An example of a run with 20 simultaneous markers is shown below.

 


From: Butler, J. M. et al., “A novel multiplex for simultaneous amplification of 20 Y chromosome STR markers,” Forensic Science International 129, 10-24 (2002). 

                    

FTDNA apparently performs multiplex analyses of from 7 to 13 markers per individual per reaction – the number per reaction depending on peculiarities of specific markers (some may mutually interfere with each other, primer-wise, or in terms of CE resolution).  That’s why FTDNA reports results of tests in marker-groupings such as “YDNA12; YDNA13-25; YDNA26-37;  YDNA38-47; YDNA 48-60; YDNA 61-67.”

 

Quality-Control Issues

Where are the places where things can go awry?  These four spring to mind:  (1) human error in sample attribution (i.e., mis-attributing a sample result to the wrong client);  (2) bad primers;   (3) contaminated reagents; and  (4) inaccurate calibration of CE.
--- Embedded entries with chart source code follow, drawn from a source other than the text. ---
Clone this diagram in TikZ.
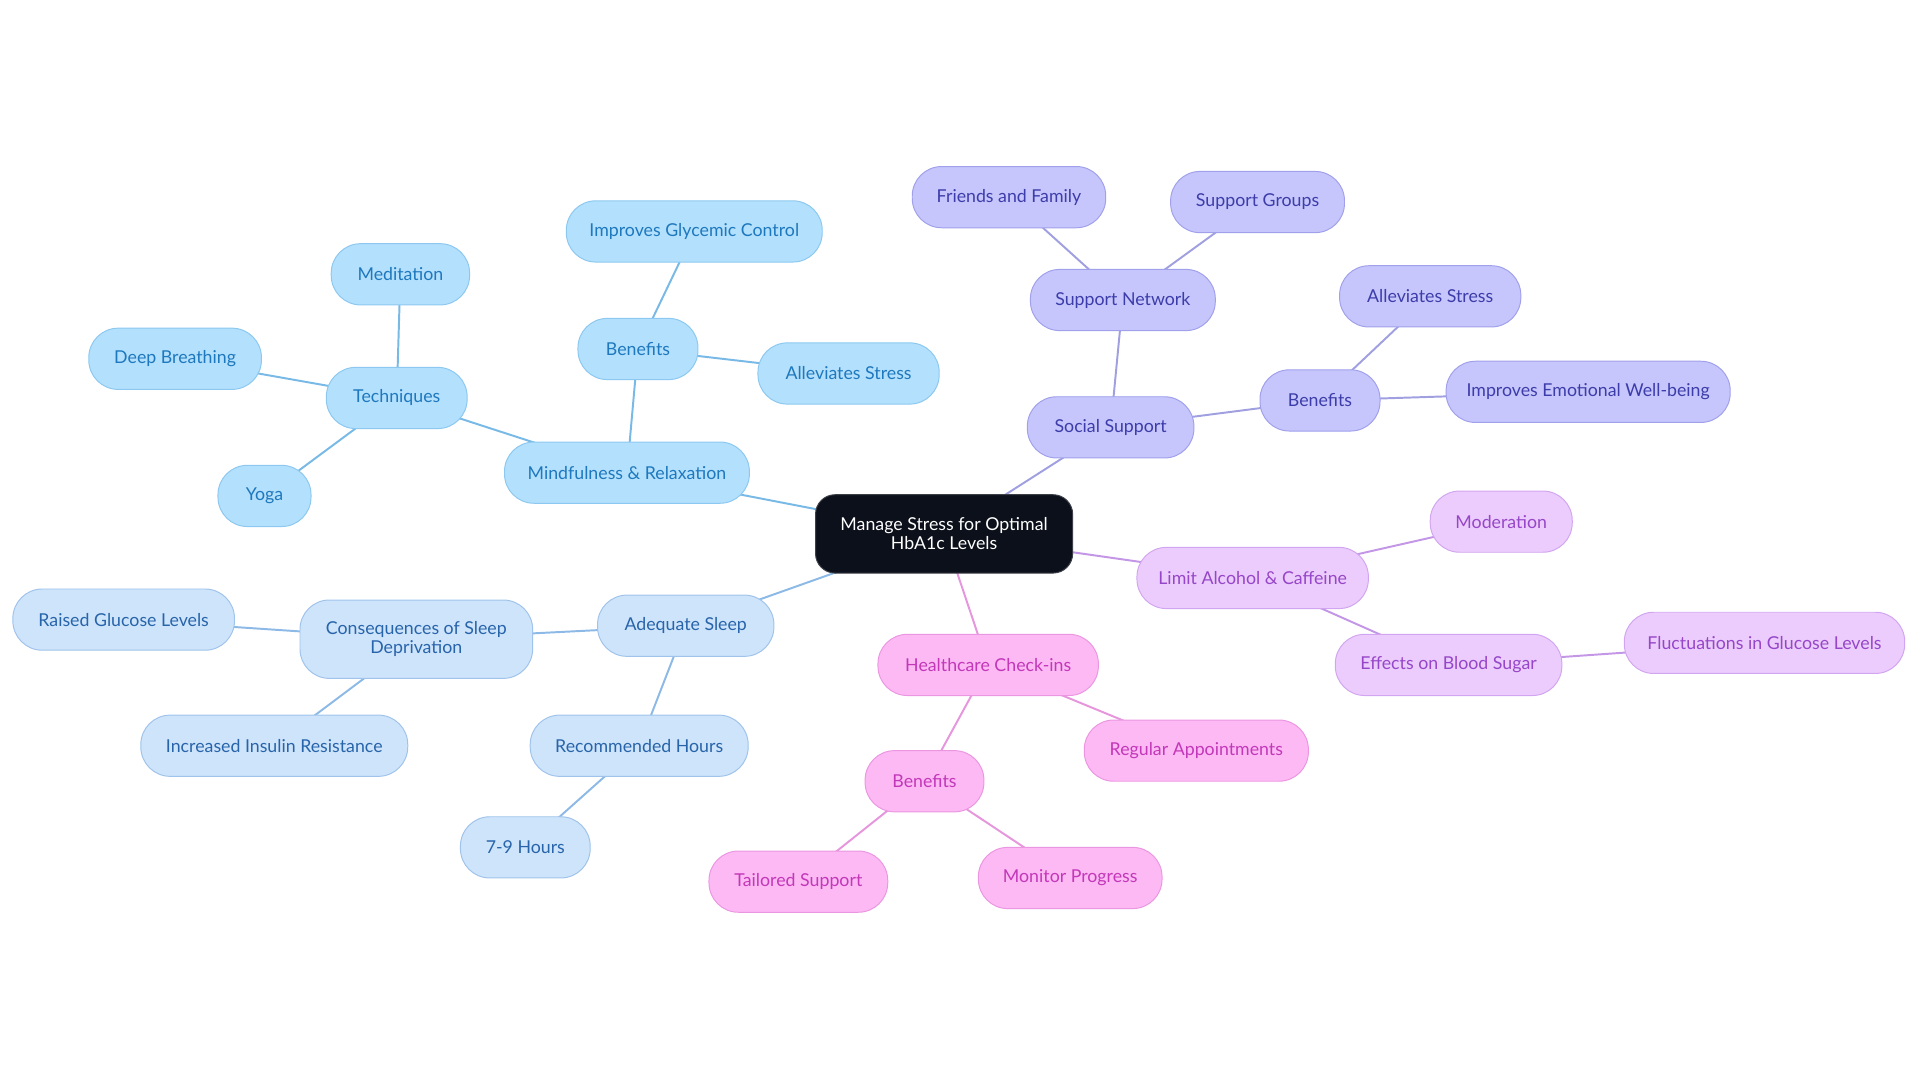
\documentclass[tikz,border=0pt]{standalone}
\usepackage{fontspec}
\setmainfont{Lato}
\usetikzlibrary{backgrounds}
\definecolor{mindfill}{RGB}{179,224,252}
\definecolor{mindborder}{RGB}{140,200,240}
\definecolor{mindtext}{RGB}{30,120,190}
\definecolor{mindedge}{RGB}{120,185,230}
\definecolor{sleepfill}{RGB}{205,228,251}
\definecolor{sleepborder}{RGB}{160,195,235}
\definecolor{sleeptext}{RGB}{40,100,170}
\definecolor{sleepedge}{RGB}{140,185,230}
\definecolor{socfill}{RGB}{198,198,252}
\definecolor{socborder}{RGB}{160,160,235}
\definecolor{soctext}{RGB}{60,60,170}
\definecolor{socedge}{RGB}{160,160,225}
\definecolor{alcfill}{RGB}{236,204,252}
\definecolor{alcborder}{RGB}{210,165,240}
\definecolor{alctext}{RGB}{150,70,200}
\definecolor{alcedge}{RGB}{195,150,230}
\definecolor{hcfill}{RGB}{252,185,244}
\definecolor{hcborder}{RGB}{235,150,225}
\definecolor{hctext}{RGB}{195,55,185}
\definecolor{hcedge}{RGB}{230,150,220}
\definecolor{rootfill}{RGB}{12,16,26}
\tikzset{
  base/.style={draw, line width=0.8pt, rounded corners=24pt, minimum height=50pt,
    inner sep=0pt, align=center, font=\fontsize{14.5}{15.5}\selectfont},
  mind/.style={base, fill=mindfill, draw=mindborder, text=mindtext},
  sleep/.style={base, fill=sleepfill, draw=sleepborder, text=sleeptext},
  soc/.style={base, fill=socfill, draw=socborder, text=soctext},
  alc/.style={base, fill=alcfill, draw=alcborder, text=alctext},
  hc/.style={base, fill=hcfill, draw=hcborder, text=hctext},
  root/.style={base, fill=rootfill, draw=rootfill!80!white, text=white, rounded corners=16pt},
  link/.style={line width=1.6pt},
}
\begin{document}
\begin{tikzpicture}[x=1pt,y=-1pt]
\useasboundingbox (0,0) rectangle (1568,884.4);
% root
\node[root, minimum width=210pt, minimum height=64pt] (root) at (771,436) {Manage Stress for Optimal\\HbA1c Levels};
% mindfulness
\node[mind, minimum width=200pt] (mr) at (512,386) {Mindfulness \& Relaxation};
\node[mind, minimum width=98pt] (mben) at (521,285) {Benefits};
\node[mind, minimum width=148pt] (mall) at (693,305) {Alleviates Stress};
\node[mind, minimum width=209pt] (mgly) at (567,189) {Improves Glycemic Control};
\node[mind, minimum width=115pt] (tech) at (324,325) {Techniques};
\node[mind, minimum width=113pt] (medi) at (327,224) {Meditation};
\node[mind, minimum width=141pt] (deep) at (143,293) {Deep Breathing};
\node[mind, minimum width=76pt] (yoga) at (216,405) {Yoga};
% sleep
\node[sleep, minimum width=144pt] (sleep) at (560,511) {Adequate Sleep};
\node[sleep, minimum width=190pt, minimum height=64pt] (cons) at (340,522) {Consequences of Sleep\\Deprivation};
\node[sleep, minimum width=178pt] (rech) at (522,609) {Recommended Hours};
\node[sleep, minimum width=181pt] (rgl) at (101,506) {Raised Glucose Levels};
\node[sleep, minimum width=218pt] (iir) at (224,609) {Increased Insulin Resistance};
\node[sleep, minimum width=106pt] (hours) at (429,692) {7-9 Hours};
% social
\node[soc, minimum width=136pt] (ss) at (907,349) {Social Support};
\node[soc, minimum width=98pt] (sben) at (1078,327) {Benefits};
\node[soc, minimum width=151pt] (snet) at (917,245) {Support Network};
\node[soc, minimum width=158pt] (ff) at (824,161) {Friends and Family};
\node[soc, minimum width=142pt] (sg) at (1027,165) {Support Groups};
\node[soc, minimum width=148pt] (sall) at (1168,242) {Alleviates Stress};
\node[soc, minimum width=232pt] (iew) at (1297,320) {Improves Emotional Well-being};
% alcohol
\node[alc, minimum width=189pt] (alc) at (1023,472) {Limit Alcohol \& Caffeine};
\node[alc, minimum width=116pt] (mod) at (1226,426) {Moderation};
\node[alc, minimum width=185pt] (ebs) at (1183,543) {Effects on Blood Sugar};
\node[alc, minimum width=229pt] (fgl) at (1441,525) {Fluctuations in Glucose Levels};
% healthcare
\node[hc, minimum width=180pt] (hc) at (807,543) {Healthcare Check-ins};
\node[hc, minimum width=183pt] (ra) at (977,613) {Regular Appointments};
\node[hc, minimum width=97pt] (hben) at (755,638) {Benefits};
\node[hc, minimum width=146pt] (ts) at (652,720) {Tailored Support};
\node[hc, minimum width=150pt] (mp) at (874,717) {Monitor Progress};
\begin{scope}[on background layer]
\draw[link, mindedge] (root.center) -- (mr.center);
\draw[link, mindedge] (mr.center) -- (mben.center);
\draw[link, mindedge] (mben.center) -- (mall.center);
\draw[link, mindedge] (mben.center) -- (mgly.center);
\draw[link, mindedge] (mr.center) -- (tech.center);
\draw[link, mindedge] (tech.center) -- (medi.center);
\draw[link, mindedge] (tech.center) -- (deep.center);
\draw[link, mindedge] (tech.center) -- (yoga.center);
\draw[link, sleepedge] (root.center) -- (sleep.center);
\draw[link, sleepedge] (sleep.center) -- (cons.center);
\draw[link, sleepedge] (sleep.center) -- (rech.center);
\draw[link, sleepedge] (cons.center) -- (rgl.center);
\draw[link, sleepedge] (cons.center) -- (iir.center);
\draw[link, sleepedge] (rech.center) -- (hours.center);
\draw[link, socedge] (root.center) -- (ss.center);
\draw[link, socedge] (ss.center) -- (sben.center);
\draw[link, socedge] (ss.center) -- (snet.center);
\draw[link, socedge] (snet.center) -- (ff.center);
\draw[link, socedge] (snet.center) -- (sg.center);
\draw[link, socedge] (sben.center) -- (sall.center);
\draw[link, socedge] (sben.center) -- (iew.center);
\draw[link, alcedge] (root.center) -- (alc.center);
\draw[link, alcedge] (alc.center) -- (mod.center);
\draw[link, alcedge] (alc.center) -- (ebs.center);
\draw[link, alcedge] (ebs.center) -- (fgl.center);
\draw[link, hcedge] (root.center) -- (hc.center);
\draw[link, hcedge] (hc.center) -- (ra.center);
\draw[link, hcedge] (hc.center) -- (hben.center);
\draw[link, hcedge] (hben.center) -- (ts.center);
\draw[link, hcedge] (hben.center) -- (mp.center);
\end{scope}
\end{tikzpicture}
\end{document}
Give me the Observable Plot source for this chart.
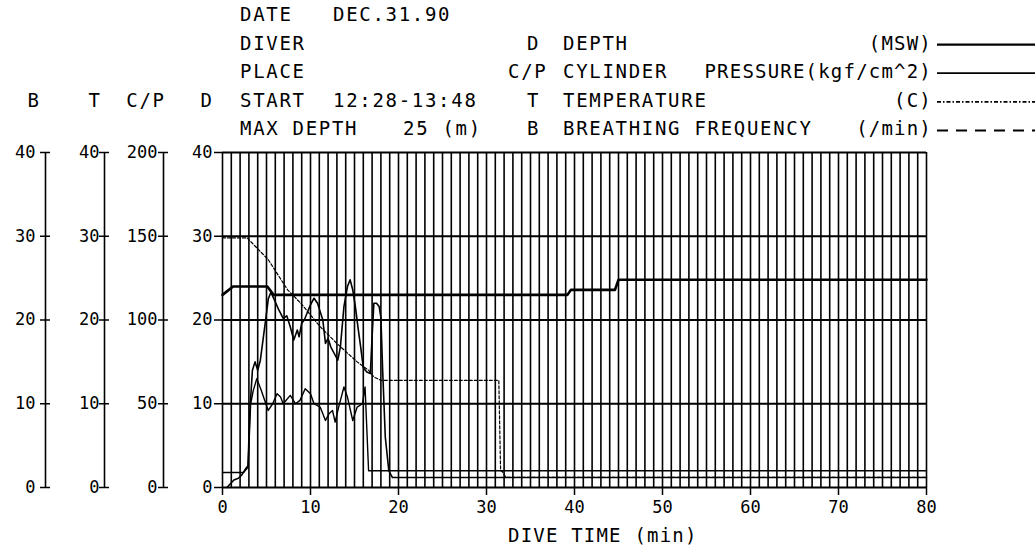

Of these, only (1) is likely to go undetected.   (2) and (3) cause generally catastrophic errors (either no PCR amplification or false positives, respectively).   (4) is readily detected by running standards or controls along with samples -- those would be the ‘cross check’ controls described by Dr. Thomas Krahn in his response to an inquiry about quality control: 

“In every panel we have control markers that will be run twice in different panels. The control markers are analyzed with different primers, so that we really have an independent control.  E.g.: the first 12 (14) markers are not run in a single multiplex, but they contain two markers that are present in both multiplexes.  Those two markers serve as crosscheck controls. Only if they match, we consider an analysis as confirmed and only then we return the results to the customer.”

I can’t say what steps FTDNA takes to prevent human errors in sample attribution, but I’m confident they have paid attention to that potential problem, too.